If, like many people, you believe you have a legal obligation to answer any question a law enforcement officer asks you, think again. While you must identify yourself or produce identification when an officer requests you to, that is the extent of your legal obligation. You need not answer any additional questions or volunteer any additional information. In fact, doing so could come back to haunt you later.
FindLaw explains that you have two kinds of rights when officers question you: constitutional and Miranda.
In the 1966 U.S. Supreme Court case of Miranda v. Arizona, the Justices enumerated your Miranda rights as follows:
- You have the right to remain silent.
- Anything you say can and will be used against you in a court of law.
- You have the right to an attorney.
- If you cannot afford an attorney, one will be appointed for you.
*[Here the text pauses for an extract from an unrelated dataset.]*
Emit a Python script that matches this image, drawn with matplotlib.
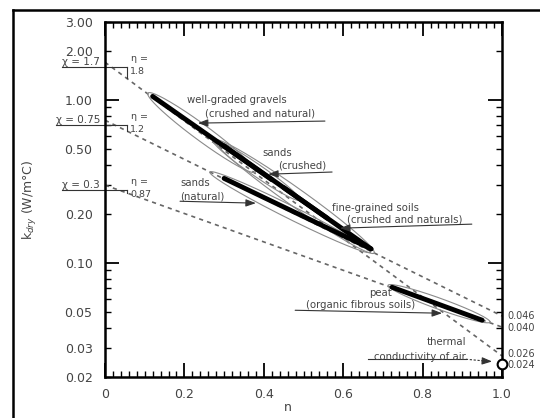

Officers must inform you of these rights, however, only at the point where they arrest you, not before.
Your Constitutional rights, nevertheless, apply at all times as follows:
- Fourth Amendment: right against unreasonable searches and seizures, including seizures of your person, i.e., arrest
- Fifth Amendment: right against self-incrimination, i.e., to remain silent
- Sixth Amendment: right to counsel, i.e., an attorney, when faced with criminal prosecution
Asserting your rights
Given that these fundamental rights protect you any time officers attempt to question you, you best interests dictate that you assert them rather than volunteering information without an attorney present. Naturally, you should always treat officers with respect and not behave aggressively. Consequently, calmly stating “I want a lawyer” will stop the questioning without angering the officers.